Last week, the Arizona House Judiciary Committee passed HB 2156, which would stop state and local governments from campaigning with taxpayer dollars. In Arizona, this practice is already supposed to be unlawful – state laws say that cities, counties, and schools can’t use public “resources” to “influenc[e] the outcomes of elections.” Unfortunately, courts have essentially read these laws to prohibit only electioneering that “unambiguously” urges a “yes” or “no” vote. As a result, government bodies often skirt the law and use public resources to broadcast one-sided messages about ballot measures.
Worse, many of these laws are virtually unenforceable against offending governments, because in many cases only the attorney general or county attorney may prosecute violations.
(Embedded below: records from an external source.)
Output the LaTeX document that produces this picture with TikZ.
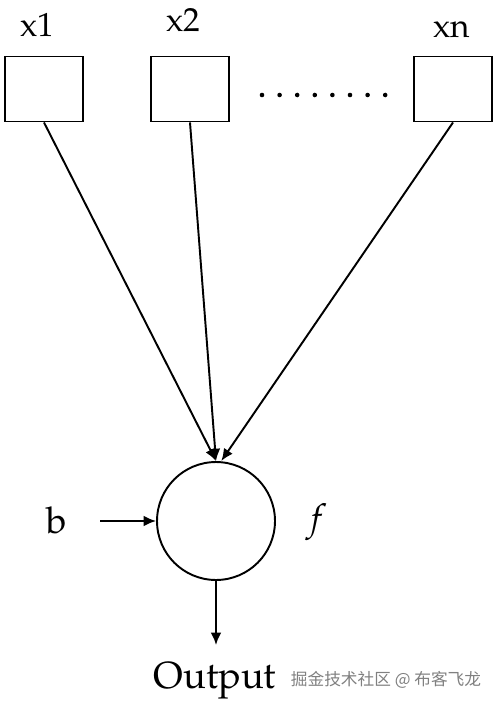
\documentclass[tikz,border=0pt]{standalone}
\usepackage{fontspec}
\setmainfont{TeX Gyre Pagella}
\newfontfamily\cjk{Noto Sans CJK SC}
\usetikzlibrary{positioning, arrows.meta}

\begin{document}
\begin{tikzpicture}[
    x=0.02cm, y=-0.02cm,
    line width=1.1pt,
    inputbox/.style={draw, rectangle, minimum width=1.56cm, minimum height=1.3cm, inner sep=0pt},
    neuron/.style={draw, circle, minimum size=2.36cm, inner sep=0pt},
    inlabel/.style={anchor=base, font=\fontsize{19}{22}\selectfont},
    biglabel/.style={anchor=base, font=\fontsize{21}{25}\selectfont},
    link/.style={-{Latex[length=7pt, width=6pt]}}
]
    \useasboundingbox (0,0) rectangle (500,706);

    % Input boxes and their labels
    \node[inputbox] (X1) at (44, 89) {};
    \node[inputbox] (X2) at (190, 89) {};
    \node[inputbox] (XN) at (453, 89) {};
    \node[inlabel] (L1) at (37, 37) {x1};
    \node[inlabel] (L2) at (183, 32) {x2};
    \node[inlabel] (LN) at (452, 38) {xn};

    % Dots between x2 and xn
    \foreach \i in {0,...,7}
        \fill (262+\i*17.6, 95) circle (1.3pt);

    % Neuron
    \node[neuron] (NEURON) at (216, 521) {};
    \node[biglabel] (F) at (317, 530) {\itshape f};

    % Weighted inputs
    \draw[link] (X1.south) -- (NEURON.north);
    \draw[link] (X2.south) -- (NEURON.north);
    \draw[link] (XN.south) -- ([xshift=3pt]NEURON.north);

    % Bias
    \node[biglabel] (B) at (57, 533) {b};
    \coordinate (BIAS) at (100, 521);
    \draw[link] (BIAS) -- (NEURON.west);

    % Output
    \coordinate (OUT) at (216, 645);
    \draw[link] (NEURON.south) -- (OUT);
    \node[anchor=base, font=\fontsize{21.5}{26}\selectfont] (OUTPUT) at (215, 688) {Output};
    \node[anchor=base, text=gray, font=\cjk\fontsize{9.5}{11}\selectfont] (MARK) at (386, 685) {掘金技术社区 @ 布客飞龙};

\end{tikzpicture}
\end{document}
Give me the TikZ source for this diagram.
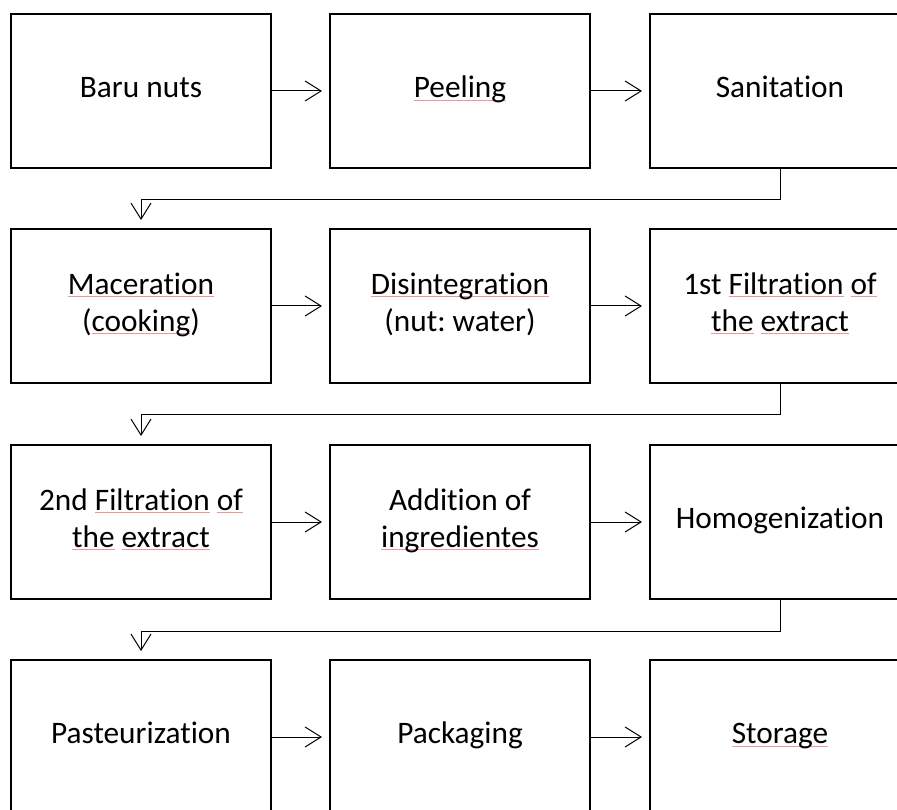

And while school district officials can be held personally liable if they misuse public money, the law says nothing about penalties for city, county, or state officials. Most government officials who campaign with public resources have nothing to lose, so the laws provide little protection for taxpayers.
HB 2156 requires government bodies to be truly neutral with taxpayer dollars. Government may inform the public on ballot issues, but publicly sponsored forums or events must be purely educational, with an equal opportunity for the presentation of all viewpoints. The bill creates one consolidated ban that applies to all public entities and all public resources, which is the law in about a third of other states. And if HB 2156 becomes law, it will enable taxpayers to bring enforcement lawsuits when government officials campaign with public resources.
Taxpayers have urged public officials to stop campaigning with their money, but urging only goes so far. It’s time for state legislators to close the loopholes on public-resource electioneering bans.